The housing crisis is a multi-faceted problem engulfing both local and central government. Photo: Getty Images

Auckland’s housing taskforce has spoken: the city has many tasks to undertake on housing.

All the numbers for the Great Housing Crisis of 2017 are well known: the city needs an extra 14,000 homes a year, every year, for the next 30 years to cope with a population swelling by 45,000 more residents annually.

All the wider ‘supply’ problems are well known: limited land availability, slow and inflexible planning consents, limited public funding for housing-associated infrastructure like roads and drains, and lack of workers, competitive building supplies and certainty in the construction industry.

So Phil Goff’s Mayoral Housing Taskforce went looking not for the problems but solutions. It received a broad welcome from Prime Minister Bill English, whose only strong rejection was over its discussion of returning Aucklanders’ GST paid on rates back to Auckland.

Convened in February from the banking, building, design, economics and property sectors and Auckland Council itself, it spent five days in exhaustive workshops and produced a glossy 48-page report yesterday that aimed to remove impediments to mass building of affordable housing.

Its headline answers included:  

*  forming a plan to keep a “higher baseline of overall housing delivery across boom-bust cycles”  –  to keep on building in the down times as much as the good times

*  looking at ‘value capture’ targeted rates on areas or properties which benefit from re-zoning by the council or from publicly-funded infrastructure nearby

*  planning bigger, faster joint venture building programmes on publicly-owned land

*  using some of the government’s $1 billion Housing Infrastructure Fund money (kept separate from the council’s own books to avoid going into too much debt) to put in facilities in new housing areas

*  tidying up the Council’s consents system to have one-point of contact, senior staffers involved, and one code of practice

There were 31 recommendations in all, some grouped as tactical and some strategic, but only eight that could be argued to be definitive actions.

Once internal council operational matters were removed just four were left that included ‘doing words’ rather than “invite”, “encourage”, “investigate”, “update”, most of those dependent on other central government or sector entities.

A timeline at the end of the taskforce report shows that most of the 31 recommendations cannot be ‘scaling up’ until 2019-20 for construction industry improvements, 2020-21 for unlocking land with appropriate zoning and infrastructure and 2019-20 for efficient planning, consenting and risk management.

The housing crisis is a multi-faceted problem, built up over years and engulfing both local and central government, so solving it will indeed take time and will require consultation and collaboration.

Goff and the taskforce members who spoke at the report’s unveiling yesterday were in unison that there is no silver bullet. 

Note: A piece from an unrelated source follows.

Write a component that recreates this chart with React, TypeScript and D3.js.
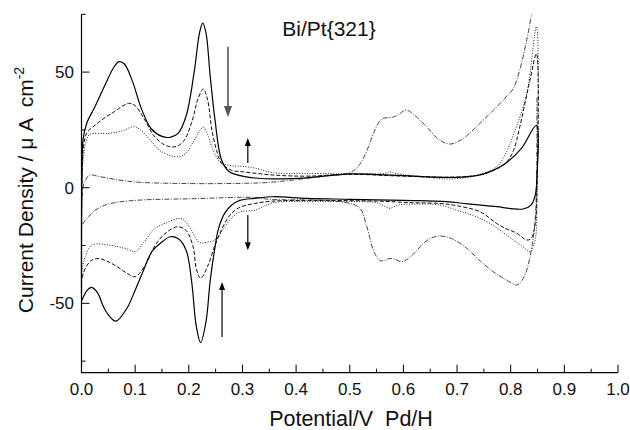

On the need for a plan for “building through the dips”, Goff made it clear that would require the Government to commit to building even when the economy was in a downturn. “In a small country like New Zealand, central government has in the past played a key role in this and today still needs to.”

On ‘value capture’ targeted rates Goff said: “It promotes the potential to use other sources of funding such as targeted rates on those realising windfall profits from rezoning and new infrastructure so they contribute to the cost of that infrastructure.”

On unlocking public land for housing faster, a taskforce economics member, Stuart Shepherd of Sapere Research, said it was important to open up those areas that would deliver “the most supply the soonest.”

On using the Housing Infrastructure Fund, the report says a special purpose vehicle would be formed to hold the separate new infrastructure finance from the Council’s existing balance sheet “which is under pressure”.  

“For this model to function well, the new entity will require the ability to raise revenue streams from development that it unlocks, as well as an equity provider to underwrite its borrowing.”

At his post-cabinet press conference, Bill English said Auckland Council had applied for all of the Housing Infrastructure Fund. “That means they are working closely with the Government now about the next set of investments that are going to bring housing supply forward, that are about roads and water.”

He believed the Council had the capacity for value capture rating. “That’s pretty tricky, I’m told, trying to calculate it. It’s great to see this report covering so much ground. I think it tells us they are having a pretty deep think both about what is going on, which is reflected in the report, and some of the newer things they want to test out.”

*  The editor of Newsroom Pro, Bernard Hickey, acted as facilitator for the taskforce’s multiple workshops and was part of the four person panel announcing its findings yesterday. He did not contribute to this report.